Robert K. wrote in post #988429:
> On 20.03.2011 14:19, Brian Candler wrote:
>>> I'd say it means that the default encoding is used.
>>
>> No, it doesn't.
>
> So, which encoding is used then?

None.

> An encoding *has* to be used because
> you cannot write to a file without a particular encoding.

Untrue. In Unix, read() and write() just work on sequences of bytes, and have no concept of encoding.

Perhaps you are thinking of a language like Python 3, where there is a distinction between "characters" and "bytes representing those characters" (maybe Java has that distinction too, I don't know enough about Java to say)

In ruby 1.9, every String is a bunch of bytes plus an encoding tag. When you write this out to a file,  and the external encoding is nil, then just the bytes are written, and the encoding is ignored.

> I could see in the console that the file was read properly.

What you see in the console in irb does not necessarily mean much in ruby 1.9, because STDOUT.external_encoding is nil by default too.

> irb(main):001:0> File.open("x","w"){|io| p io.external_encoding; io.puts
> "a"}
> nil
> => nil
> irb(main):002:0> s = File.open("x","r:UTF-8"){|io| p
> io.external_encoding; io.read}
> #<Encoding:UTF-8>
> => "a\n"
> irb(main):003:0> s.valid_encoding?
> => true

Now, that's more complex, and *does* show that the data is valid UTF-8. (I wasn't arguing that it wasn't; I was arguing that your logic was flawed, because even if the data were not valid UTF-8, your program would have run without raising an error.

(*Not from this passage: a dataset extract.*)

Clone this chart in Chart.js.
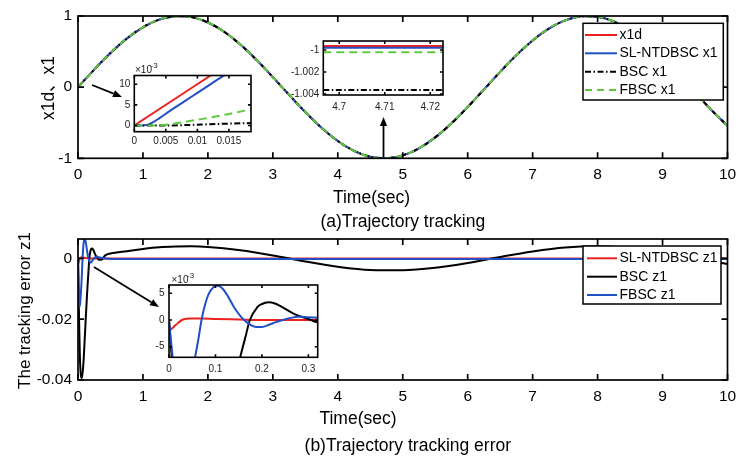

Therefore the fact that it runs without error is insufficient to show that the data is valid UTF-8)

[In Java]
> Now suddenly String.length() no longer returns the length in real
> characters (code points) but rather the length in chars.  I figure,
> Ruby's solution might not be so bad after all.

Of course, even in Unicode, the number of code points is not necessarily the same as the number of glyphs or "printable characters".